Lausanne: le choix de l’alignement salarial

  • Musées A Lausanne, une discussion a eu lieu au moment de la réunion de plusieurs grands musées de la ville au sein du projet Plateforme 10. Le recrutement de directrices ou de directeurs stars, pouvant coûter très cher, a été en quelque sorte écarté. «La politique a décidé d’aligner, dans une loi datant de 2019, les rémunérations des directeurs de Photo Elysée, du MCBA et du Mudac, ainsi que du directeur général de la plateforme, sur celles des collaborateurs de l’administration cantonale», explique le chef du Service du personnel de l’Etat de Vaud, Philippe Chaubert. Il s’agit pourtant d’une fondation, avec une part de fonds privés venant de différents donateurs, dont Audemars Piguet.

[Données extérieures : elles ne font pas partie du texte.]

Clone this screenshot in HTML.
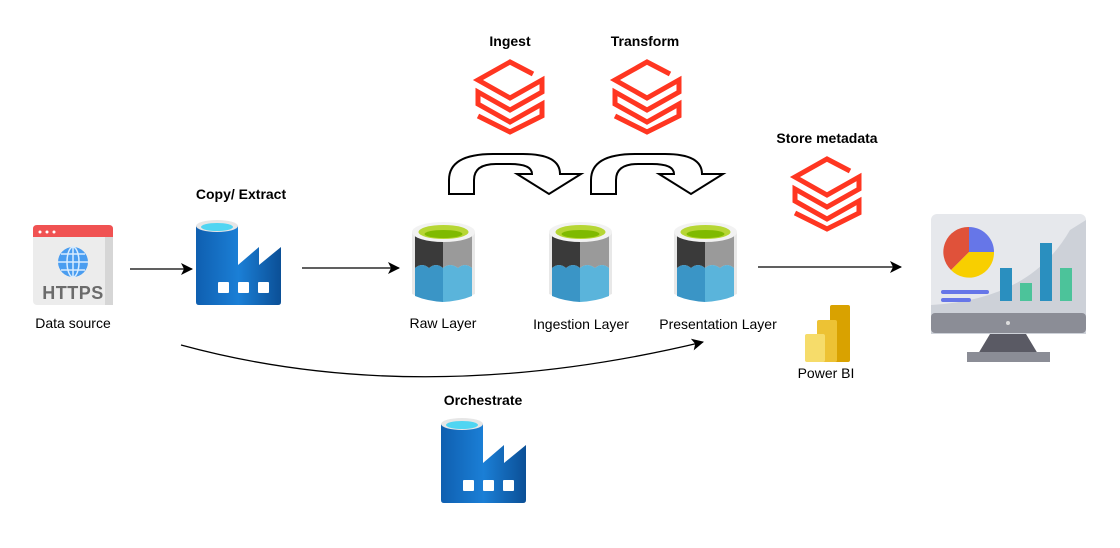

  • Catégories «Les classes de salaires ont été calculées par notre service en fonction de la responsabilité (en budget, en personnel) et de l’autonomie.» La direction des musées s’étend des classes 14 (113 608 à 164 732 francs) à 17 (152 120 à 220 573 francs); et celle de Plateforme 10 s’établit à la catégorie 15 (124 843 à 181 023 francs). «Bien que tous les postes aient été repourvus récemment, nous n’avons pas rencontré de problème de recrutement. Il y a des avantages aussi à être affilié à l’Etat de Vaud, avec une progression possible et connue dans la classe de salaires, l’accès à la caisse de pension et à un environnement de travail porteur de sens.»